Former Manchester City and England winger Trevor Sinclair has admitted to drink-driving and racially abusing a police officer after a night out in Blackpool last November.
As reported by Sky News, The BBC pundit appeared in Blackpool Magistrates Court today as he faced charges over a number of offences. Sinclair was alleged to have accused officers of racism, before himself insulting the police with racist language. The former Queens Park Rangers player has now admitted that the officers were in no way racist towards him.

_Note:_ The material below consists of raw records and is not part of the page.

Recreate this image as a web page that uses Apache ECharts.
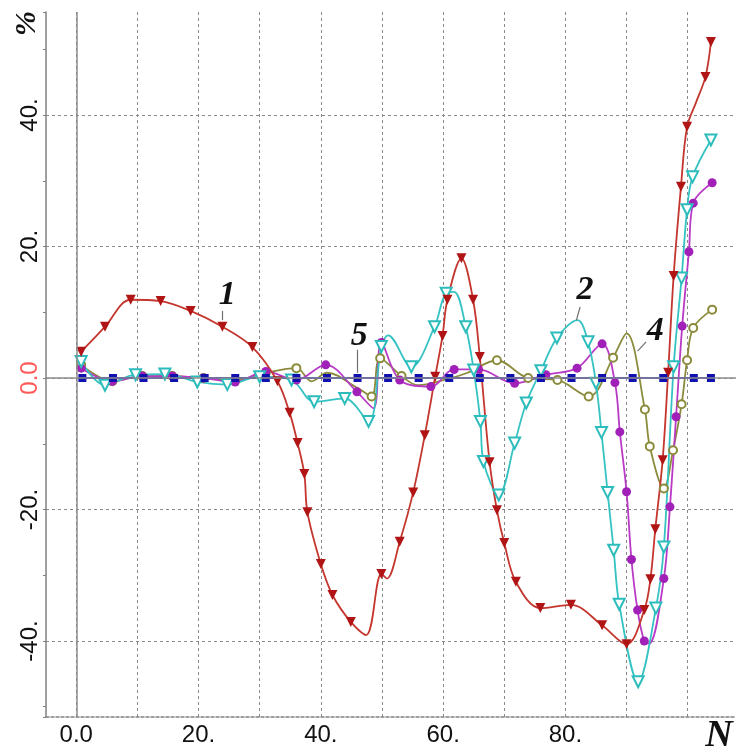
<!DOCTYPE html>
<html>
<head>
<meta charset="utf-8">
<script src="https://cdn.jsdelivr.net/npm/echarts@6/dist/echarts.min.js"></script>
<style>
html,body{margin:0;padding:0;background:#fff;}
#chart{width:736px;height:751px;}
</style>
</head>
<body>
<div id="chart"></div>
<script>
// ---- data ----
var xTickLabels = {0: '0.0', 20: '20.', 40: '40.', 60: '60.', 80: '80.'};
var yTickLabels = {'-40': '-40.', '-20': '-20.', '0': '0.0', '20': '20.', '40': '40.'};

var redX = [0.8, 4.7, 8.9, 13.8, 18.7, 23.9, 28.8, 32.9, 34.9, 36.2, 37.3, 37.8, 40.0, 41.9, 44.9, 47.4, 49.9, 50.8, 52.9, 55.1, 57.0, 58.7, 59.9, 60.7, 63.0, 64.9, 66.0, 67.6, 68.8, 70.0, 71.9, 75.9, 80.9, 86.0, 90.0, 92.9, 93.9, 94.7, 95.9, 96.8, 97.7, 98.9, 99.9, 101.4, 102.9, 103.8];
var redY = [4.0, 7.8, 11.9, 11.7, 10.2, 7.8, 4.7, -0.5, -5.3, -9.9, -14.6, -20.4, -28.3, -33.0, -37.1, -39.1, -29.8, -30.5, -24.9, -17.4, -8.7, 0.2, 6.4, 11.9, 18.2, 11.9, 3.2, -12.8, -20.1, -25.1, -31.0, -35.0, -34.5, -37.6, -40.5, -35.3, -30.6, -23.0, -12.5, 0.8, 15.5, 29.1, 38.2, 42.0, 45.8, 51.1];
var redNoMarker = [15, 17, 43];

var cyanX = [0.8, 4.7, 9.7, 14.5, 19.8, 24.7, 30.0, 35.2, 38.9, 43.9, 47.8, 49.9, 51.0, 54.8, 58.6, 60.5, 61.8, 63.7, 65.0, 66.1, 66.6, 69.1, 71.7, 73.6, 76.0, 78.6, 82.0, 83.7, 85.0, 85.9, 86.9, 87.9, 88.8, 91.9, 94.8, 96.1, 97.7, 99.0, 99.9, 100.8, 103.8];
var cyanY = [2.5, -1.1, 0.5, 0.6, -0.6, -1.0, 0.2, -0.3, -3.6, -3.1, -6.6, 4.8, 6.5, 1.7, 7.8, 12.9, 13.1, 7.8, 1.2, -6.6, -12.7, -17.8, -9.9, -3.8, 1.1, 6.1, 8.8, 5.5, -0.8, -8.3, -17.4, -26.2, -34.4, -46.2, -35.0, -25.7, 1.7, 15.2, 25.6, 30.6, 36.2];
var cyanNoMarker = [12, 16, 26];

var magX = [0.8, 5.9, 10.8, 15.7, 20.8, 26.0, 31.0, 36.0, 40.8, 45.9, 48.6, 49.9, 52.9, 58.0, 61.8, 65.8, 71.7, 76.8, 81.9, 86.0, 88.1, 88.9, 90.0, 90.8, 91.8, 92.9, 93.7, 96.1, 97.1, 98.1, 99.1, 100.2, 100.9, 104.0];
var magY = [1.5, -0.5, 0.3, 0.3, 0.0, -0.6, 1.0, -0.3, 2.0, -2.1, -4.6, 5.4, -0.3, -1.3, 1.3, 1.3, -0.8, 0.5, 1.5, 5.2, -0.7, -8.2, -17.3, -27.6, -35.3, -40.0, -40.4, -30.5, -19.6, -5.9, 7.9, 19.2, 26.6, 29.7];
var magNoMarker = [10, 26];

var oliveX = [0.8, 5.9, 10.8, 15.7, 20.8, 26.0, 31.0, 36.0, 38.5, 41.0, 46.0, 48.3, 49.7, 53.2, 55.9, 61.3, 64.0, 68.8, 73.9, 78.7, 83.8, 87.8, 90.0, 93.0, 93.8, 96.1, 97.6, 99.0, 99.9, 100.9, 104.0];
var oliveY = [2.0, -0.5, 0.3, 0.3, 0.0, -0.3, 0.8, 1.5, -0.5, 0.8, -1.5, -2.8, 3.0, 0.3, -1.1, 0.0, 0.8, 2.7, 0.0, -0.3, -2.8, 3.1, 6.8, -4.8, -10.4, -16.8, -11.0, -4.0, 2.7, 7.6, 10.4];
var oliveNoMarker = [8, 9, 10, 14, 15, 16, 22];

var blueX = [1, 6, 11, 16, 21, 26, 31, 36, 41, 46, 51, 56, 61, 66, 71, 76, 81, 86, 91, 96, 101, 103.8];
var blueY = [0, 0, 0, 0, 0, 0, 0, 0, 0, 0, 0, 0, 0, 0, 0, 0, 0, 0, 0, 0, 0, 0];

// curve labels: [text, x, y] and leader lines [x1, y1, x2, y2] in data units
var curveLabels = [['1', 24.7, 12.6], ['2', 83.2, 13.4], ['4', 94.7, 7.1], ['5', 46.3, 6.4]];
var leaderLines = [[23.9, 10.2, 23.9, 8.8], [82.4, 10.8, 81.8, 8.8], [93.2, 5.5, 91.8, 4.1], [46.0, 4.3, 46.0, 0.8]];

// ---- build ----
function pts(xs, ys, hidden) {
  return xs.map(function (x, i) {
    var d = {value: [x, ys[i]]};
    if (hidden && hidden.indexOf(i) >= 0) { d.symbol = 'none'; }
    return d;
  });
}

var chart = echarts.init(document.getElementById('chart'), null, {renderer: 'canvas'});
var labelFont = "'Liberation Sans', Arial, sans-serif";
var serif = "'Liberation Serif', 'DejaVu Serif', serif";

var option = {
  animation: false,
  backgroundColor: '#ffffff',
  grid: {left: 46, top: 12, right: -10, bottom: 34, containLabel: false},
  xAxis: {
    type: 'value', min: -4.95, max: 107.9, minInterval: 10, maxInterval: 10,
    axisLine: {show: true, onZero: false, lineStyle: {color: '#808080', width: 1.5, type: [3, 2]}},
    axisTick: {show: false},
    splitLine: {show: true, showMinLine: false, showMaxLine: false, lineStyle: {color: '#8a8a8a', width: 1, type: [3, 3]}},
    axisLabel: {
      show: true, margin: 6, fontSize: 24, fontFamily: labelFont,
      showMinLabel: false, showMaxLabel: false,
      formatter: function (v) { return xTickLabels[v] !== undefined ? xTickLabels[v] : ''; },
      color: function (v) { return v === 0 ? '#ff5a5a' : '#111'; }
    }
  },
  yAxis: {
    type: 'value', min: -51.56, max: 55.67, minInterval: 20, maxInterval: 20,
    axisLine: {show: true, onZero: false, lineStyle: {color: '#808080', width: 1.5}},
    axisTick: {show: true, length: 3, inside: false, lineStyle: {color: '#808080'}},
    minorTick: {show: true, splitNumber: 2, length: 3, lineStyle: {color: '#808080'}},
    splitLine: {show: true, showMinLine: false, showMaxLine: false, lineStyle: {color: '#8a8a8a', width: 1, type: [3, 3]}},
    axisLabel: {
      show: true, rotate: 90, margin: 4, fontSize: 24, fontFamily: labelFont,
      showMinLabel: false, showMaxLabel: false,
      formatter: function (v) { var k = String(v); return yTickLabels[k] !== undefined ? yTickLabels[k] : ''; },
      color: function (v) { return Number(v) === 0 ? '#ff5a5a' : '#111'; }
    }
  },
  graphic: [
    {type: 'text', left: 12, top: 11, rotation: Math.PI / 2, originX: 0, originY: 0,
     style: {text: '%', font: "bold italic 30px " + serif, fill: '#111'}},
    {type: 'text', x: 719, y: 736,
     style: {text: 'N', font: "bold italic 38px " + serif, fill: '#111', align: 'center', verticalAlign: 'middle'}}
  ],
  series: [
    {
      name: '4', type: 'line', smooth: 0.35, data: pts(oliveX, oliveY, oliveNoMarker),
      symbol: 'emptyCircle', symbolSize: 8,
      lineStyle: {color: '#8b8b3c', width: 1.8}, itemStyle: {color: '#8b8b3c', borderWidth: 1.5},
      markLine: {
        silent: true, symbol: 'none', label: {show: false},
        lineStyle: {color: '#8c8c8c', width: 1.5, type: 'solid'},
        data: [{xAxis: 0}, {yAxis: 0}]
      }
    },
    {
      name: '3', type: 'line', smooth: 0.35, data: pts(magX, magY, magNoMarker),
      symbol: 'circle', symbolSize: 9,
      lineStyle: {color: '#b83ac6', width: 1.8}, itemStyle: {color: '#a020b8'}
    },
    {
      name: '2', type: 'line', smooth: 0.35, data: pts(cyanX, cyanY, cyanNoMarker),
      symbol: 'emptyTriangle', symbolRotate: 180, symbolSize: 11,
      lineStyle: {color: '#35c2c2', width: 1.8}, itemStyle: {color: '#2cbcbc', borderWidth: 1.5}
    },
    {
      name: '1', type: 'line', smooth: 0.35, data: pts(redX, redY, redNoMarker),
      symbol: 'triangle', symbolRotate: 180, symbolSize: 10,
      lineStyle: {color: '#c4362e', width: 1.8}, itemStyle: {color: '#b01414'}
    },
    {
      name: '5', type: 'line', smooth: false, data: pts(blueX, blueY, null),
      symbol: 'rect', symbolSize: 8,
      lineStyle: {color: '#2424d0', width: 2.2}, itemStyle: {color: '#1010b0'},
      markLine: {
        silent: true, symbol: 'none', label: {show: false},
        lineStyle: {color: '#707070', width: 1.2, type: 'solid'},
        data: leaderLines.map(function (l) { return [{coord: [l[0], l[1]]}, {coord: [l[2], l[3]]}]; })
      },
      markPoint: {
        silent: true, symbol: 'circle', symbolSize: 1, itemStyle: {color: 'rgba(0,0,0,0)'},
        label: {show: true, position: 'inside', formatter: function (p) { return p.name; },
                fontFamily: serif, fontStyle: 'italic', fontWeight: 'bold', fontSize: 34, color: '#111'},
        data: curveLabels.map(function (c) { return {name: c[0], coord: [c[1], c[2]]}; })
      }
    }
  ]
};
chart.setOption(option);
</script>
</body>
</html>
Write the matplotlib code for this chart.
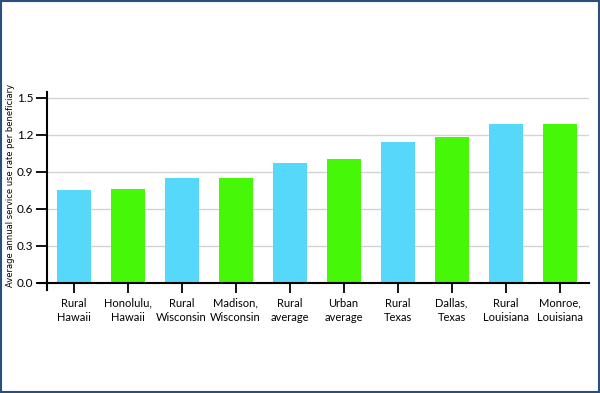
import matplotlib.pyplot as plt
from matplotlib.patches import Rectangle

# Data
categories = ['Rural\nHawaii', 'Honolulu,\nHawaii', 'Rural\nWisconsin', 'Madison,\nWisconsin',
              'Rural\naverage', 'Urban\naverage', 'Rural\nTexas', 'Dallas,\nTexas',
              'Rural\nLouisiana', 'Monroe,\nLouisiana']
values = [0.75, 0.76, 0.85, 0.85, 0.97, 1.00, 1.14, 1.18, 1.29, 1.29]
bar_colors = ['#56d8fb', '#47f708'] * 5
y_ticks = [0.0, 0.3, 0.6, 0.9, 1.2, 1.5]
y_tick_labels = ['0.0', '0.3', '0.6', '0.9', '1.2', '1.5']

plt.rcParams['font.family'] = ['Lato', 'DejaVu Sans']

fig = plt.figure(figsize=(6, 3.93), dpi=100)
ax = fig.add_axes([0.0633, 0.262, 0.918, 0.505])

index = range(len(categories))
ax.bar(index, values, 0.63, color=bar_colors, zorder=3)

ax.set_xlim(-0.66, 9.54)
ax.set_ylim(-0.06, 1.55)

# gridlines
for t in y_ticks[1:]:
    ax.axhline(t, xmin=0.017, color='#d4d4d4', lw=1, zorder=1)

ax.spines['top'].set_visible(False)
ax.spines['right'].set_visible(False)
ax.spines['left'].set_position(('data', -0.49))
ax.spines['bottom'].set_position(('data', 0))
ax.spines['left'].set_linewidth(1.5)
ax.spines['bottom'].set_linewidth(1.5)
ax.spines['left'].set_zorder(4)
ax.spines['bottom'].set_zorder(4)

ax.set_yticks(y_ticks)
ax.set_yticklabels(y_tick_labels)
ax.set_xticks(list(index))
ax.set_xticklabels(categories, linespacing=1.3)
ax.tick_params(axis='y', length=8, width=1.3, labelsize=8.5, pad=2, color='black')
ax.tick_params(axis='x', length=7, width=1.3, labelsize=8, pad=4, color='black')

fig.text(0.018, 0.527, 'Average annual service use rate per beneficiary',
         rotation=90, ha='center', va='center', fontsize=6.0,
         family=['Liberation Sans Narrow', 'DejaVu Sans'])

# thin blue frame around the picture
fig.patches.append(Rectangle((0.002, 0.003), 0.996, 0.994, transform=fig.transFigure,
                             fill=False, edgecolor='#2b4f7c', lw=1.5))

plt.savefig('out.png', dpi=100)
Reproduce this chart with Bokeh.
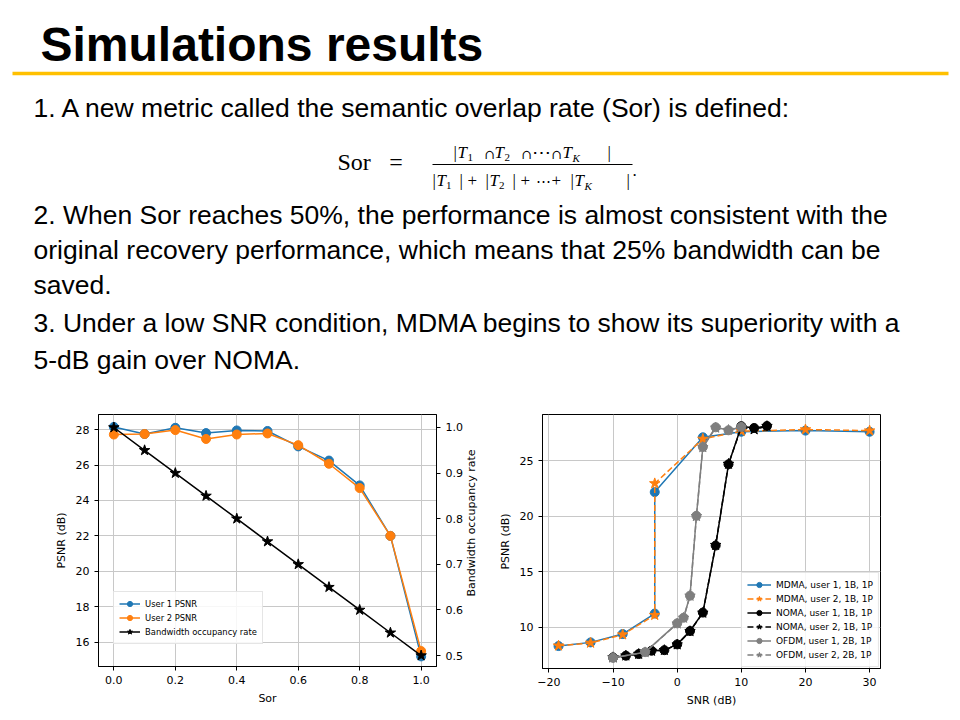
from bokeh.plotting import figure
from bokeh.models import (Range1d, LinearAxis, FixedTicker, NumeralTickFormatter,
                          CustomJSTickFormatter)
from bokeh.layouts import column, row
from bokeh.embed import file_html
from bokeh.resources import INLINE
from bokeh.core.properties import value

# ---------------- data ----------------
sor = [0.0, 0.1, 0.2, 0.3, 0.4, 0.5, 0.6, 0.7, 0.8, 0.9, 1.0]
user1_psnr = [28.15, 27.75, 28.1, 27.8, 27.95, 27.92, 27.05, 26.25, 24.85, 22.0, 15.2]
user2_psnr = [27.72, 27.75, 27.97, 27.47, 27.72, 27.78, 27.12, 26.07, 24.7, 22.0, 15.5]
bandwidth_rate = [1.0, 0.95, 0.9, 0.85, 0.8, 0.75, 0.7, 0.65, 0.6, 0.55, 0.5]

mdma_snr = [-18.5, -13.5, -8.5, -3.5, -3.5, 4, 10, 20, 30]
mdma_u1_psnr = [8.32, 8.65, 9.4, 11.24, 22.17, 27.1, 27.6, 27.7, 27.6]
mdma_u2_psnr = [8.35, 8.6, 9.35, 11.1, 22.95, 26.95, 27.65, 27.8, 27.7]
noma_snr = [-10, -8, -6, -4, -2, 0, 2, 4, 6, 8, 10, 12, 14]
noma_u1_psnr = [7.3, 7.45, 7.6, 7.9, 7.95, 8.47, 9.67, 11.33, 17.36, 24.67, 28.1, 27.94, 28.12]
noma_u2_psnr = [7.3, 7.45, 7.6, 7.88, 7.95, 8.45, 9.65, 11.3, 17.4, 24.7, 28.0, 27.8, 28.1]
ofdm_snr = [-10, -5, 0, 1, 2, 3, 4, 6, 8, 10]
ofdm_u1_psnr = [7.27, 7.77, 10.36, 10.87, 12.85, 20.04, 26.23, 28.0, 27.73, 28.03]
ofdm_u2_psnr = [7.27, 7.75, 10.33, 10.85, 12.83, 20.0, 26.2, 27.95, 27.75, 28.0]

left_xticks = [0.0, 0.2, 0.4, 0.6, 0.8, 1.0]
left_yticks = [16, 18, 20, 22, 24, 26, 28]
right_axis_ticks = [0.5, 0.6, 0.7, 0.8, 0.9, 1.0]
snr_ticks = [-20, -10, 0, 10, 20, 30]
psnr_ticks = [10, 15, 20, 25]

title_text = "Simulations results"
body_lines = [
    "1. A new metric called the semantic overlap rate (Sor) is defined:",
    "2. When Sor reaches 50%, the performance is almost consistent with the",
    "original recovery performance, which means that 25% bandwidth can be",
    "saved.",
    "3. Under a low SNR condition, MDMA begins to show its superiority with a",
    "5-dB gain over NOMA.",
]
right_axis_title = "Bandwidth occupancy rate"

# ---------------- slide (text) part ----------------
W, H_TOP = 960, 404
s = figure(width=W, height=H_TOP, x_range=Range1d(0, W), y_range=Range1d(H_TOP, 0),
           output_backend="svg", toolbar_location=None, min_border=0)
s.axis.visible = False
s.grid.visible = False
s.outline_line_color = None

SANS = value("Liberation Sans")
SERIF = value("Liberation Serif")
MATH = value("DejaVu Serif")
K_BASE = 0.34  # baseline compensation (fraction of font size)


def put(txt, x, base, size, italic=False, bold=False, font=SERIF, align="left"):
    st = "bold" if bold else ("italic" if italic else "normal")
    s.text(x=[x], y=[base - K_BASE * size], text=[txt], text_font=font,
           text_font_size=f"{size}px", text_font_style=st, text_align=align,
           text_color="black", text_baseline="alphabetic")


put(title_text, 40, 60, 48, bold=True, font=SANS)
s.segment(x0=[12], y0=[73], x1=[948], y1=[73], line_color="#FFC000", line_width=3.5)

body_base = [116.7, 223.3, 259, 293.3, 331.7, 368.3]
for line, b in zip(body_lines, body_base):
    put(line, 33, b, 26.5, font=SANS)

# formula  Sor = |T1 ∩ T2 ∩ ... ∩ TK| / (|T1| + |T2| + ... + |TK|).
put("Sor", 337, 170, 24)
put("=", 395.5, 170, 24, align="center")
s.segment(x0=[432], y0=[164], x1=[632], y1=[164], line_color="black", line_width=1.2)
nb, sb = 158, 161
put("|", 453, nb, 17)
put("T", 457, nb, 17, True)
put("1", 467, sb, 11)
put("\u2229", 484, nb, 13, font=MATH)
put("T", 494, nb, 17, True)
put("2", 504, sb, 11)
put("\u2229", 521, nb, 13, font=MATH)
put("\u22ef", 531, nb, 19, font=MATH)
put("\u2229", 551, nb, 13, font=MATH)
put("T", 562, nb, 17, True)
put("K", 572, sb, 11, True)
put("|", 607, nb, 17)
db, dsb = 186, 189
put("|", 432, db, 17)
put("T", 436, db, 17, True)
put("1", 445.5, dsb, 11)
put("|", 459, db, 17)
put("+", 467, db, 17)
put("|", 485, db, 17)
put("T", 489, db, 17, True)
put("2", 498.5, dsb, 11)
put("|", 512, db, 17)
put("+", 520, db, 17)
put("\u22ef", 535, db, 15, font=MATH)
put("+", 551, db, 17)
put("|", 570, db, 17)
put("T", 574, db, 17, True)
put("K", 584, dsb, 11, True)
put("|", 626, db, 17)
put(".", 632, 176, 17)

# ---------------- chart styling helper ----------------
CF = "DejaVu Sans"


def style(p):
    p.outline_line_color = "black"
    p.outline_line_width = 1
    for ax in p.axis:
        ax.major_label_text_font = CF
        ax.major_label_text_font_size = "11px"
        ax.major_label_text_color = "black"
        ax.axis_label_text_font = CF
        ax.axis_label_text_font_size = "11px"
        ax.axis_label_text_font_style = "normal"
        ax.axis_label_text_color = "black"
        ax.major_tick_in = 0
        ax.major_tick_out = 4
        ax.minor_tick_line_color = None
        ax.axis_line_color = "black"
        ax.major_tick_line_color = "black"
    p.grid.grid_line_color = "#c8c8c8"
    p.grid.grid_line_width = 1
    p.background_fill_color = "white"


ROWS_H = 720 - H_TOP
P1_RIGHT = 28     # border right of left chart (tick labels of secondary axis)
P2_LEFT = 53      # border left of right chart
SPACER_W = (541 - 98 - 338) - P1_RIGHT - P2_LEFT

# ---------------- left chart ----------------
p1 = figure(frame_width=338, frame_height=252,
            x_range=Range1d(-0.05, 1.05), y_range=Range1d(14.63, 28.85),
            output_backend="svg", toolbar_location=None,
            min_border_left=98, min_border_right=P1_RIGHT, min_border_top=10,
            min_border_bottom=ROWS_H - 10 - 252)
p1.extra_y_ranges = {"bw": Range1d(0.476, 1.0285)}
ax_r = LinearAxis(y_range_name="bw")
p1.add_layout(ax_r, "right")
p1.xaxis.axis_label = "Sor"
p1.yaxis[0].axis_label = "PSNR (dB)"
p1.xaxis.ticker = FixedTicker(ticks=left_xticks)
p1.xaxis.formatter = NumeralTickFormatter(format="0.0")
p1.yaxis[0].ticker = FixedTicker(ticks=left_yticks)
ax_r.ticker = FixedTicker(ticks=right_axis_ticks)
ax_r.formatter = NumeralTickFormatter(format="0.0")
style(p1)

BLUE, ORANGE, GRAY = "#1f77b4", "#ff7f0e", "#7f7f7f"
p1.line(sor, user1_psnr, line_color=BLUE, line_width=1.5, legend_label="User 1 PSNR")
p1.scatter(sor, user1_psnr, marker="circle", size=9, fill_color=BLUE, line_color=BLUE,
           legend_label="User 1 PSNR")
p1.line(sor, user2_psnr, line_color=ORANGE, line_width=1.5, legend_label="User 2 PSNR")
p1.scatter(sor, user2_psnr, marker="circle", size=9, fill_color=ORANGE, line_color=ORANGE,
           legend_label="User 2 PSNR")
p1.line(sor, bandwidth_rate, line_color="black", line_width=1.5, y_range_name="bw",
        legend_label="Bandwidth occupancy rate")
p1.scatter(sor, bandwidth_rate, marker="star", size=11, fill_color="black", line_color="black",
           y_range_name="bw", legend_label="Bandwidth occupancy rate")


def style_legend(lg):
    lg.label_text_font = CF
    lg.label_text_font_size = "8.4px"
    lg.label_text_color = "black"
    lg.glyph_width = 21
    lg.glyph_height = 13
    lg.label_height = 13
    lg.label_standoff = 5
    lg.spacing = 1
    lg.padding = 5
    lg.margin = 0
    lg.border_line_color = "#cccccc"
    lg.background_fill_alpha = 0.85


lg1 = p1.legend[0]
style_legend(lg1)
lg1.location = (15, 22)

# ---------------- strip holding the secondary-axis title ----------------
sp = figure(width=SPACER_W, height=ROWS_H, x_range=Range1d(0, SPACER_W),
            y_range=Range1d(ROWS_H, 0), output_backend="svg", toolbar_location=None,
            min_border=0)
sp.axis.visible = False
sp.grid.visible = False
sp.outline_line_color = None
sp.text(x=[6], y=[540 - H_TOP], text=[right_axis_title], angle=90, angle_units="deg",
        text_align="center", text_baseline="middle", text_font=value(CF),
        text_font_size="11px", text_color="black")

# ---------------- right chart ----------------
p2 = figure(frame_width=338, frame_height=254,
            x_range=Range1d(-21.0, 31.7), y_range=Range1d(6.3, 29.15),
            output_backend="svg", toolbar_location=None,
            min_border_left=P2_LEFT, min_border_right=W - 541 - 338, min_border_top=9,
            min_border_bottom=ROWS_H - 9 - 254)
p2.xaxis.axis_label = "SNR (dB)"
p2.yaxis.axis_label = "PSNR (dB)"
p2.xaxis.ticker = FixedTicker(ticks=snr_ticks)
p2.xaxis.formatter = CustomJSTickFormatter(
    code="return tick < 0 ? '\\u2212' + Math.abs(tick) : String(tick);")
p2.yaxis.ticker = FixedTicker(ticks=psnr_ticks)
style(p2)

series = [
    ("MDMA, user 1, 1B, 1P", mdma_snr, mdma_u1_psnr, BLUE, "solid", "circle", 9),
    ("MDMA, user 2, 1B, 1P", mdma_snr, mdma_u2_psnr, ORANGE, "6 3", "star", 11),
    ("NOMA, user 1, 1B, 1P", noma_snr, noma_u1_psnr, "black", "solid", "circle", 9),
    ("NOMA, user 2, 1B, 1P", noma_snr, noma_u2_psnr, "black", "6 3", "star", 11),
    ("OFDM, user 1, 2B, 1P", ofdm_snr, ofdm_u1_psnr, GRAY, "solid", "circle", 9),
    ("OFDM, user 2, 2B, 1P", ofdm_snr, ofdm_u2_psnr, GRAY, "6 3", "star", 11),
]
for lab, xs, ys, col, dash, mk, sz in series:
    p2.line(xs, ys, line_color=col, line_width=1.5, line_dash=dash, legend_label=lab)
    p2.scatter(xs, ys, marker=mk, size=sz, fill_color=col, line_color=col, legend_label=lab)

lg2 = p2.legend[0]
style_legend(lg2)
lg2.label_text_font_size = "9px"
lg2.glyph_width = 24
lg2.location = "bottom_right"
lg2.margin = 1

layout = column(s, row(p1, sp, p2, spacing=0), spacing=0)
open("out.html", "w").write(file_html(layout, INLINE))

Former England footballer Trevor Sinclair has pleaded guilty to drink-driving and a racially aggravated public order offence against a police officer on 12 November— Sky News Breaking (@SkyNewsBreak) January 2, 2018
Sinclair is a patron of the anti-racism 'Kick It Out' charity, and according to the Daily Mail, his representative Nick Freeman claimed that the outburst was sparked by an incident of racism aimed towards Sinclair previously that evening, when he had been dining with his family. Having no plead guilty, Sinclair is likely to be given his sentence by the judge today.
The 44-year-old enjoyed a fine playing career, spending lengthy spells with the likes of Blackpool, Queens Park Rangers, West Ham United and Manchester City, before ending his career with Cardiff City. Sinclair had a brief foray into coaching with Lancaster City, before starting work as a pundit for such companies as BBC Sport and radio station Talksport.
Sinclair was capped on 12 occasions for the England senior side, featuring prominently at the 2002 FIFA World Cup. The winger was widely considered as the Three Lions star performer in the tournament - which saw England knocked out in the quarter-final after a 2-1 loss to Brazil.